Did you know that the Notre Dame Fighting Irish are coming to Chestnut Hill to play the Boston College Eagles Saturday at 3:30 at Alumni Stadium?
Of course not.
Shake down the thunder and dropkick me Touchdown Jesus through the goalposts of life. Our region’s abject apathy about this game is the latest demonstration that we are the worst college sports town in America.
There’s no shame in this. Not in my book anyway. I love the fact that we have evolved into a pro sports-only town. The Four Horsemen of Boston sports — the Red Sox, Patriots, Celtics, and Bruins — provide more than enough fodder to fill these pages and fuel four all-sports local radio and television stations.
College football? It no longer exists in our region. Boston College brings the likes of Virginia Tech, Florida State, Wake Forest, and NOTRE DAME to town, and most of you reading this probably learned about the BC-ND game just now.
Scott Zolak and Marc Bertrand are cohosts of a popular midday sports show on 98.5 The Sports Hub (disclosure: I am a weekly guest; oh, and while we’re at it, John Henry owns the Globe and the Red Sox). Zo and the Beetle are forever locked in a ratings war with rival WEEI. I asked them if they plan to devote any precious programming to the big BC-Notre Dame game.
“I’ve been here over nine years,’’ said Zolak, who grew up in football-crazed Western Pennsylvania and starred at Maryland. “I like my job and I want to keep my job. So I’m going to talk about what people want to talk about. We live in a town where all four pro sports teams matter.’’
Hmmm. That sounds like a “no” regarding the Eagles and Irish.
Bertrand, a UMass alum/booster and a big-time college hoop fan, added, “On our show, I talk about the things people talk about, and people are not talking about this game.’’
Amen. Good old-fashioned college football talk would be a ratings-killer.
No offense to the hard-working scholar-athletes at Boston College, but can any of you local sports fans tell me the name of the BC quarterback? Or any other player?

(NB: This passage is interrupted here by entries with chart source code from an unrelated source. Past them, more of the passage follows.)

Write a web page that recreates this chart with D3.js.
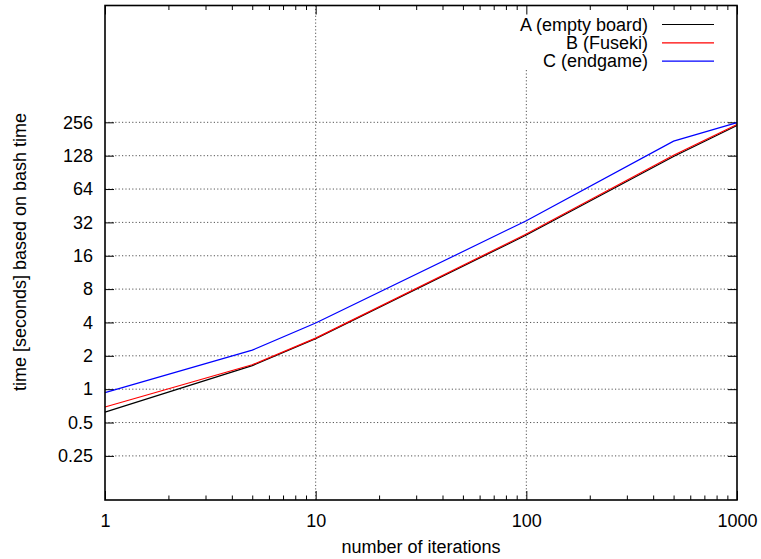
<!DOCTYPE html>
<html>
<head>
<meta charset="utf-8">
<script src="https://cdn.jsdelivr.net/npm/d3@7"></script>
<style>
  body { margin: 0; background: #fff; }
  svg { font-family: "Liberation Sans", Arial, sans-serif; }
  .grid line { stroke: #555; stroke-dasharray: 1.2,2.2; stroke-width: 1; }
</style>
</head>
<body>
<div id="chart"></div>
<script>
// Data values
const iterations = [1, 5, 10, 100, 500, 1000];
const seriesNames = ['A (empty board)', 'B (Fuseki)', 'C (endgame)'];
const seriesColors = ['#000000', '#ff0000', '#0000ff'];
const timesA = [0.62, 1.63, 2.86, 24.6, 126, 240];
const timesB = [0.69, 1.66, 2.89, 25.1, 129, 245];
const timesC = [0.93, 2.25, 3.95, 33.1, 173, 254];
const xTicks = [1, 10, 100, 1000];
const yTicks = [0.25, 0.5, 1, 2, 4, 8, 16, 32, 64, 128, 256];

const w = 761, h = 559;
const plotLeft = 105, plotRight = 737, plotTop = 5.5, plotBottom = 500;
const fontSize = '18px';

const svg = d3.select('#chart')
  .append('svg')
  .attr('width', w)
  .attr('height', h);

const xScale = d3.scaleLog()
  .domain([1, 1000])
  .range([plotLeft, plotRight]);

const yScale = d3.scaleLog()
  .base(2)
  .domain([0.1, 2900])
  .range([plotBottom, plotTop]);

// minor ticks on the x axis
const minorTicks = [];
[1, 10, 100].forEach(d => {
  for (let k = 2; k <= 9; k++) minorTicks.push(d * k);
});

// horizontal grid
svg.append('g')
  .attr('class', 'grid')
  .selectAll('line')
  .data(yTicks)
  .enter()
  .append('line')
  .attr('x1', plotLeft)
  .attr('x2', plotRight)
  .attr('y1', d => yScale(d))
  .attr('y2', d => yScale(d));

// vertical grid (the one at 100 stops under the key)
svg.append('g')
  .attr('class', 'grid')
  .selectAll('line')
  .data([10, 100])
  .enter()
  .append('line')
  .attr('x1', d => xScale(d))
  .attr('x2', d => xScale(d))
  .attr('y1', d => d === 100 ? 70 : plotTop)
  .attr('y2', plotBottom);

// axes
const fmtY = d => d < 1 ? String(d) : d3.format('d')(d);

svg.append('g')
  .attr('transform', 'translate(' + plotLeft + ',0)')
  .call(d3.axisLeft(yScale).tickValues(yTicks).tickFormat(fmtY).tickSizeInner(-9).tickSizeOuter(0).tickPadding(12))
  .call(g => g.select('.domain').remove())
  .call(g => g.selectAll('text').style('font-size', fontSize).attr('fill', '#000'))
  .call(g => g.selectAll('line').attr('stroke', '#000'));

svg.append('g')
  .attr('transform', 'translate(' + plotRight + ',0)')
  .call(d3.axisRight(yScale).tickValues(yTicks).tickFormat('').tickSizeInner(-9).tickSizeOuter(0))
  .call(g => g.select('.domain').remove());

svg.append('g')
  .attr('transform', 'translate(0,' + plotBottom + ')')
  .call(d3.axisBottom(xScale).tickValues(xTicks).tickFormat(d3.format('d')).tickSizeInner(-9).tickSizeOuter(0).tickPadding(14))
  .call(g => g.select('.domain').remove())
  .call(g => g.selectAll('text').style('font-size', fontSize).attr('fill', '#000'));

svg.append('g')
  .attr('transform', 'translate(0,' + plotBottom + ')')
  .call(d3.axisBottom(xScale).tickValues(minorTicks).tickFormat('').tickSizeInner(-4.5).tickSizeOuter(0))
  .call(g => g.select('.domain').remove());

svg.append('g')
  .attr('transform', 'translate(0,' + plotTop + ')')
  .call(d3.axisTop(xScale).tickValues(xTicks).tickFormat('').tickSizeInner(-9).tickSizeOuter(0))
  .call(g => g.select('.domain').remove());

svg.append('g')
  .attr('transform', 'translate(0,' + plotTop + ')')
  .call(d3.axisTop(xScale).tickValues(minorTicks).tickFormat('').tickSizeInner(-4.5).tickSizeOuter(0))
  .call(g => g.select('.domain').remove());

// series
const allSeries = [timesA, timesB, timesC];
const line = d3.line()
  .x((d, i) => xScale(iterations[i]))
  .y(d => yScale(d));

svg.selectAll('.series')
  .data(allSeries)
  .enter()
  .append('path')
  .attr('class', 'series')
  .attr('fill', 'none')
  .attr('stroke', (d, i) => seriesColors[i])
  .attr('stroke-width', 1.2)
  .attr('d', line);

// border
svg.append('rect')
  .attr('x', plotLeft)
  .attr('y', plotTop)
  .attr('width', plotRight - plotLeft)
  .attr('height', plotBottom - plotTop)
  .attr('fill', 'none')
  .attr('stroke', '#000')
  .attr('stroke-width', 1.6);

// key
const key = svg.append('g')
  .selectAll('g')
  .data(seriesNames)
  .enter()
  .append('g')
  .attr('transform', (d, i) => 'translate(0,' + (24.5 + i * 18.3) + ')');

key.append('text')
  .attr('x', 648)
  .attr('dy', '0.35em')
  .attr('text-anchor', 'end')
  .style('font-size', fontSize)
  .text(d => d);

key.append('line')
  .attr('x1', 662)
  .attr('x2', 714)
  .attr('stroke', (d, i) => seriesColors[i])
  .attr('stroke-width', 1.2);

// axis titles
svg.append('text')
  .attr('x', 421)
  .attr('y', 553)
  .attr('text-anchor', 'middle')
  .style('font-size', fontSize)
  .text('number of iterations');

svg.append('text')
  .attr('transform', 'translate(26,252) rotate(-90)')
  .attr('text-anchor', 'middle')
  .style('font-size', fontSize)
  .text('time [seconds] based on bash time');
</script>
</body>
</html>
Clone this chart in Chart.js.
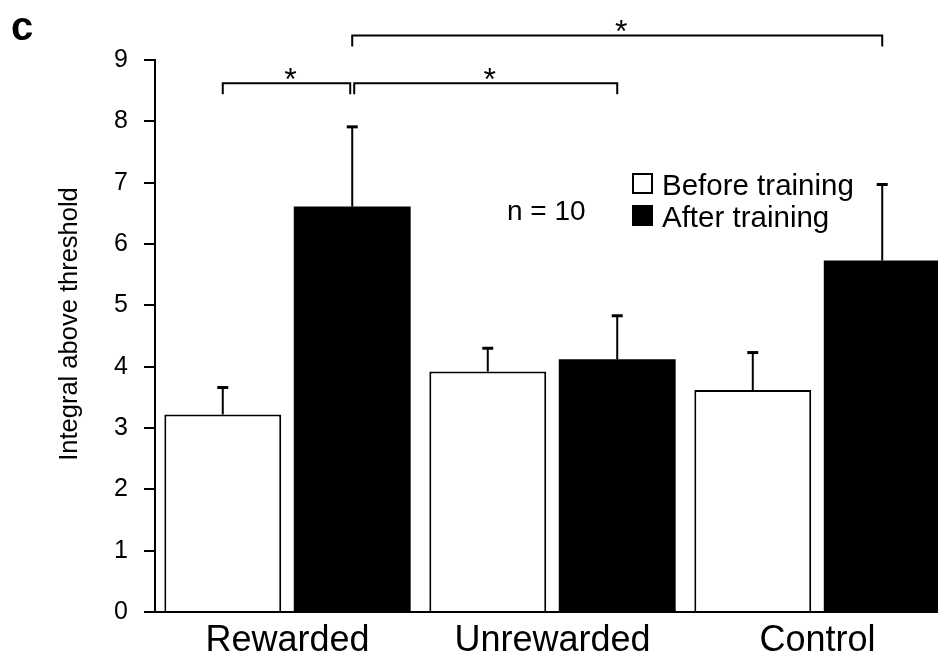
<!DOCTYPE html>
<html>
<head>
<meta charset="utf-8">
<script src="https://cdn.jsdelivr.net/npm/chart.js@4/dist/chart.umd.min.js"></script>
<style>
  html, body { margin: 0; padding: 0; background: #fff; overflow: hidden; }
  #wrap { width: 938px; height: 661px; overflow: hidden; position: relative; }
  canvas { display: block; }
</style>
</head>
<body>
<div id="wrap"><canvas id="chart" width="960" height="661"></canvas></div>
<script>
// Response integral per condition, before vs. after training (mean and SEM)
const categories = ['Rewarded', 'Unrewarded', 'Control'];
const seriesLabels = ['Before training', 'After training'];
const beforeTraining = [3.22, 3.92, 3.62];
const afterTraining = [6.61, 4.12, 5.73];
const beforeSem = [0.44, 0.38, 0.61];
const afterSem = [1.30, 0.71, 1.24];
const yTicks = [0, 1, 2, 3, 4, 5, 6, 7, 8, 9];
const yTitle = 'Integral above threshold';
const sampleNote = 'n = 10';
const panelLetter = 'c';

// Significance brackets: [dataset, category] endpoints, bracket height in data units
const comparisons = [
  { from: [0, 0], to: [1, 0], level: 8.62, label: '*' },
  { from: [1, 0], to: [1, 1], level: 8.62, label: '*' },
  { from: [1, 0], to: [1, 2], level: 9.40, label: '*' }
];

const FONT = "'Liberation Sans', Arial, Helvetica, sans-serif";
const INK = '#000';

const errorBarPlugin = {
  id: 'errorBars',
  afterDatasetsDraw(chart) {
    const { ctx, scales: { y } } = chart;
    const sems = [beforeSem, afterSem];
    ctx.save();
    ctx.strokeStyle = INK;
    chart.data.datasets.forEach((ds, di) => {
      const meta = chart.getDatasetMeta(di);
      meta.data.forEach((bar, i) => {
        const v = ds.data[i];
        const yTop = y.getPixelForValue(v + sems[di][i]);
        const yBar = y.getPixelForValue(v);
        ctx.lineWidth = 2;
        ctx.beginPath();
        ctx.moveTo(bar.x, yBar);
        ctx.lineTo(bar.x, yTop);
        ctx.stroke();
        ctx.lineWidth = 3;
        ctx.beginPath();
        ctx.moveTo(bar.x - 5.5, yTop);
        ctx.lineTo(bar.x + 5.5, yTop);
        ctx.stroke();
      });
    });
    ctx.restore();
  }
};

const annotationPlugin = {
  id: 'annotations',
  afterDraw(chart) {
    const { ctx, scales: { y } } = chart;
    const xOf = (p) => chart.getDatasetMeta(p[0]).data[p[1]].x;
    const same = (a, b) => a[0] === b[0] && a[1] === b[1];

    ctx.save();
    ctx.strokeStyle = INK;
    ctx.fillStyle = INK;
    ctx.lineWidth = 2;

    // significance brackets
    comparisons.forEach((c, ci) => {
      let x1 = xOf(c.from), x2 = xOf(c.to);
      comparisons.forEach((o, oi) => {
        if (oi === ci || o.level !== c.level) return;
        if (same(o.to, c.from) || same(o.from, c.from)) x1 += 2;
        if (same(o.from, c.to) || same(o.to, c.to)) x2 -= 2;
      });
      const yl = y.getPixelForValue(c.level);
      ctx.beginPath();
      ctx.moveTo(x1, yl + 11);
      ctx.lineTo(x1, yl);
      ctx.lineTo(x2, yl);
      ctx.lineTo(x2, yl + 11);
      ctx.stroke();
      ctx.font = `32px ${FONT}`;
      ctx.textAlign = 'center';
      ctx.textBaseline = 'alphabetic';
      ctx.fillText(c.label, (x1 + x2) / 2 + 4, yl + 7);
    });

    // y-axis title
    ctx.save();
    ctx.translate(70, 324);
    ctx.rotate(-Math.PI / 2);
    ctx.font = `25.5px ${FONT}`;
    ctx.textAlign = 'center';
    ctx.textBaseline = 'middle';
    ctx.fillText(yTitle, 0, 0);
    ctx.restore();

    // legend
    const boxX = 632, boxSize = 21;
    const rowBase = [195, 227];
    chart.data.datasets.forEach((ds, di) => {
      const top = rowBase[di] - 22;
      ctx.fillStyle = ds.backgroundColor;
      ctx.fillRect(boxX, top, boxSize, boxSize);
      if (ds.borderWidth) {
        ctx.lineWidth = 2;
        ctx.strokeStyle = INK;
        ctx.strokeRect(boxX + 1, top + 1, boxSize - 2, boxSize - 2);
      }
      ctx.fillStyle = INK;
      ctx.font = `29.5px ${FONT}`;
      ctx.textAlign = 'left';
      ctx.textBaseline = 'alphabetic';
      ctx.fillText(ds.label, boxX + 30, rowBase[di]);
    });

    // sample size
    ctx.font = `28px ${FONT}`;
    ctx.textAlign = 'left';
    ctx.fillText(sampleNote, 507, 220);

    // panel letter
    ctx.font = `bold 40px ${FONT}`;
    ctx.fillText(panelLetter, 11, 40);
    ctx.restore();
  }
};

new Chart(document.getElementById('chart'), {
  type: 'bar',
  data: {
    labels: categories,
    datasets: [
      {
        label: seriesLabels[0],
        data: beforeTraining,
        backgroundColor: '#fff',
        borderColor: INK,
        borderWidth: 2,
        borderSkipped: 'start',
        categoryPercentage: 0.977,
        barPercentage: 0.903
      },
      {
        label: seriesLabels[1],
        data: afterTraining,
        backgroundColor: INK,
        borderWidth: 0,
        categoryPercentage: 0.977,
        barPercentage: 0.903
      }
    ]
  },
  options: {
    responsive: false,
    animation: false,
    layout: { padding: { top: 60, right: 10, left: 0, bottom: 0 } },
    plugins: {
      legend: { display: false },
      tooltip: { enabled: false }
    },
    scales: {
      x: {
        grid: { display: false, drawTicks: false },
        border: { display: true, color: INK, width: 2 },
        ticks: { color: INK, font: { size: 36, family: FONT }, padding: 7 },
        afterFit(s) { s.height = 49; }
      },
      y: {
        min: 0,
        max: 9,
        afterBuildTicks(s) { s.ticks = yTicks.map(v => ({ value: v })); },
        grid: { drawOnChartArea: false, drawTicks: true, tickLength: 11, color: INK, lineWidth: 2 },
        border: { display: true, color: INK, width: 2 },
        ticks: { color: INK, font: { size: 25, family: FONT }, padding: 16 },
        afterFit(s) { s.width = 155; }
      }
    }
  },
  plugins: [errorBarPlugin, annotationPlugin]
});
</script>
</body>
</html>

I drove around campus Tuesday and there was a distinct lack of buzz about the big game. No signage about beating the Irish. No boola-boola. When I popped into Conte Forum late in the morning, I had to talk to four people before I could find anyone who could locate the sports information office.
This is no one’s fault, and it could be argued that BC is fortunate to be flying under the radar when it comes to big-time football and basketball. Two years ago, the Eagles made NCAA history by going an aggregate 0-26 in ACC play in football and basketball.
The Eagles made it to the Quick Lane Bowl last year, but only because they fattened up on UMass, Wagner, Buffalo, and UConn. BC’s 2017 “bowl” team lost games to Virginia Tech, Clemson, Louisvillle, and Florida State by an aggregate 202-24.
The Eagles are 1-1 as they prepare for Saturday’s Catholic Super Bowl with the 1-1 Irish. BC won its opener at Northern Illinois, but lost at home to Wake Forest, 34-10, last weekend.
Baby Boomer Boston sports fans remember when BC had a piece of the local sports pie. Our dads and moms talked of the days when the Eagles and Holy Cross could sell out Fenway Park for the annual Jesuit clash.
Frank Leahy took BC to the Cotton Bowl in 1940 and won the Sugar Bowl against Tennessee one year later. As recently as 1984-85, a Natick kid named Doug Flutie won a Heisman Trophy and beat the University of Houston in the Cotton Bowl. Tom Coughlin kept BC on the football map with great teams in the early 1990s.
Bringing mighty Notre Dame here in 1975 for the first time was a major sports event around here. In 1992, both teams were ranked in the top 10 in the country before Jerome Bettis ran all over the Eagles (54-7) in South Bend. When unheralded BC kicker David Gordon booted a 41-yard field goal to beat top-ranked Notre Dame at South Bend in November of 1993, it was Page One news and considered one of the top local sports moments of all time.
Today? No so much. I knew it was over for big-time college sports locally in 2007 when the football Eagles were ranked second in the country in late October and could hardly get their names mentioned on the radio or TV. Matty “Ice” Ryan was quarterback of that squad, but the Eagles could not get any attention because the Red Sox were winning the World Series, the Patriots were on their way to 18-0, and Kevin Garnett and Ray Allen had just teamed up with Paul Pierce to begin the Celtics’ quest for championship banner No. 17.
Notre Dame is coming to Boston Saturday.
Ghosts of Knute Rockne and the Gipper. The Sons of Rudy are the New York Yankees of college sports — the gold brand of NCAA gluttony. But while New England fans prepare for the baseball playoffs and watching Patriots-Saints on CBS, the Fighting Irish will pass through town here virtually unnoticed.